= Records to use =
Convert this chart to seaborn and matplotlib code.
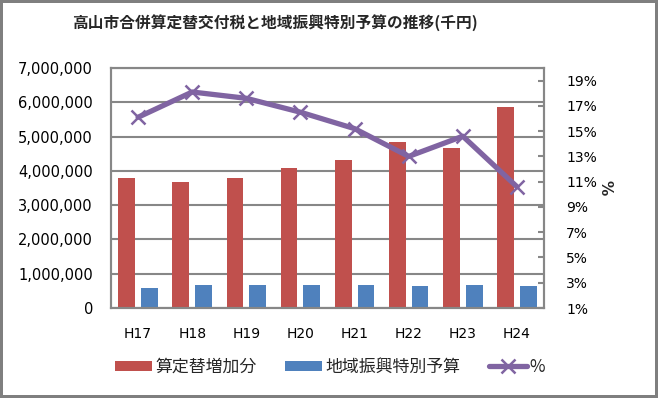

---

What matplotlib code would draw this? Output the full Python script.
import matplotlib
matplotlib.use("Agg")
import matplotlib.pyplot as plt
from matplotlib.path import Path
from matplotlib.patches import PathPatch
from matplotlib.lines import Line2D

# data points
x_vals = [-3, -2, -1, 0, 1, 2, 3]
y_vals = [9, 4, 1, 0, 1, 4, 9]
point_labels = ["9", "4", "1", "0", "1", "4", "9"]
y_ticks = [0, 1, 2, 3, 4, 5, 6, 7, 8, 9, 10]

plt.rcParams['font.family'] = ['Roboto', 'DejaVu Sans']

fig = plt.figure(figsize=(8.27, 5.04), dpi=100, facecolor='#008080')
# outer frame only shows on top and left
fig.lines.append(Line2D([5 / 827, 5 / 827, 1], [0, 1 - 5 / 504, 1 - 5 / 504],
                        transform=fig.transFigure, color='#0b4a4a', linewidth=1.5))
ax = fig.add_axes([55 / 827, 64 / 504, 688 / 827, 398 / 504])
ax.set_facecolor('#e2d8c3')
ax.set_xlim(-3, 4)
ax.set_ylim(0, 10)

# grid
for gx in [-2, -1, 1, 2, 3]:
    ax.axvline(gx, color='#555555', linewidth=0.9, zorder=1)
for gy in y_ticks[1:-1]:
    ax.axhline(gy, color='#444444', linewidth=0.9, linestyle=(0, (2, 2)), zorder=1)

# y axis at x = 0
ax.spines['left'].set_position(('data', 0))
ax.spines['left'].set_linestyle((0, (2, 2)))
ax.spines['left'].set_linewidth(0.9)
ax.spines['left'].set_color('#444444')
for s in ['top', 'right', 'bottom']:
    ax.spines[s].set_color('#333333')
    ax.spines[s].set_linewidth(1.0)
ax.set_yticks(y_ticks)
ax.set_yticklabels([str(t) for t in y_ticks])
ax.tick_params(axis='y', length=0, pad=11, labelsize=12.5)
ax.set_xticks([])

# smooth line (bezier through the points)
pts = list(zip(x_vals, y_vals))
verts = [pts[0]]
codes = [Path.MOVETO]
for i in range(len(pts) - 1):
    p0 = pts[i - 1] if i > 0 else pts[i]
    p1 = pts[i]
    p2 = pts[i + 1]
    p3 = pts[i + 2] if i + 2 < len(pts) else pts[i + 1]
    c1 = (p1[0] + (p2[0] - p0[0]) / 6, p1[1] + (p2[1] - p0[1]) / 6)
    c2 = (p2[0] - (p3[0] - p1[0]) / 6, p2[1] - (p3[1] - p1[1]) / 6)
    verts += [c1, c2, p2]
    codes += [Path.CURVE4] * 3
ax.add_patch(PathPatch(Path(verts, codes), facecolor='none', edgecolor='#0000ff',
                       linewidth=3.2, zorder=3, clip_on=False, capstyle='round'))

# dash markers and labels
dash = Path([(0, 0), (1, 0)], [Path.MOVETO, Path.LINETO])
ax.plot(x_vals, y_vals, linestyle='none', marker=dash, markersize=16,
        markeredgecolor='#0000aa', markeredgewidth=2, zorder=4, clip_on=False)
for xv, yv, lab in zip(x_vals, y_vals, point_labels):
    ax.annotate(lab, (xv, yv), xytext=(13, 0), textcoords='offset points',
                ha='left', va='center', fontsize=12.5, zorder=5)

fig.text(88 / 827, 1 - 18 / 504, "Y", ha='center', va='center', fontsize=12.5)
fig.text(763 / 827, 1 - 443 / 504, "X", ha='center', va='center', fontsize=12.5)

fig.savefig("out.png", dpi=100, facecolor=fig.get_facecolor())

= What you should do =
Only the lines from the one bearing "What matplotlib code" through the one bearing "ax.set_xticks([])" should be repeated, exactly as given.

= Exercise answer =
What matplotlib code would draw this? Output the full Python script.
import matplotlib
matplotlib.use("Agg")
import matplotlib.pyplot as plt
from matplotlib.path import Path
from matplotlib.patches import PathPatch
from matplotlib.lines import Line2D

# data points
x_vals = [-3, -2, -1, 0, 1, 2, 3]
y_vals = [9, 4, 1, 0, 1, 4, 9]
point_labels = ["9", "4", "1", "0", "1", "4", "9"]
y_ticks = [0, 1, 2, 3, 4, 5, 6, 7, 8, 9, 10]

plt.rcParams['font.family'] = ['Roboto', 'DejaVu Sans']

fig = plt.figure(figsize=(8.27, 5.04), dpi=100, facecolor='#008080')
# outer frame only shows on top and left
fig.lines.append(Line2D([5 / 827, 5 / 827, 1], [0, 1 - 5 / 504, 1 - 5 / 504],
                        transform=fig.transFigure, color='#0b4a4a', linewidth=1.5))
ax = fig.add_axes([55 / 827, 64 / 504, 688 / 827, 398 / 504])
ax.set_facecolor('#e2d8c3')
ax.set_xlim(-3, 4)
ax.set_ylim(0, 10)

# grid
for gx in [-2, -1, 1, 2, 3]:
    ax.axvline(gx, color='#555555', linewidth=0.9, zorder=1)
for gy in y_ticks[1:-1]:
    ax.axhline(gy, color='#444444', linewidth=0.9, linestyle=(0, (2, 2)), zorder=1)

# y axis at x = 0
ax.spines['left'].set_position(('data', 0))
ax.spines['left'].set_linestyle((0, (2, 2)))
ax.spines['left'].set_linewidth(0.9)
ax.spines['left'].set_color('#444444')
for s in ['top', 'right', 'bottom']:
    ax.spines[s].set_color('#333333')
    ax.spines[s].set_linewidth(1.0)
ax.set_yticks(y_ticks)
ax.set_yticklabels([str(t) for t in y_ticks])
ax.tick_params(axis='y', length=0, pad=11, labelsize=12.5)
ax.set_xticks([])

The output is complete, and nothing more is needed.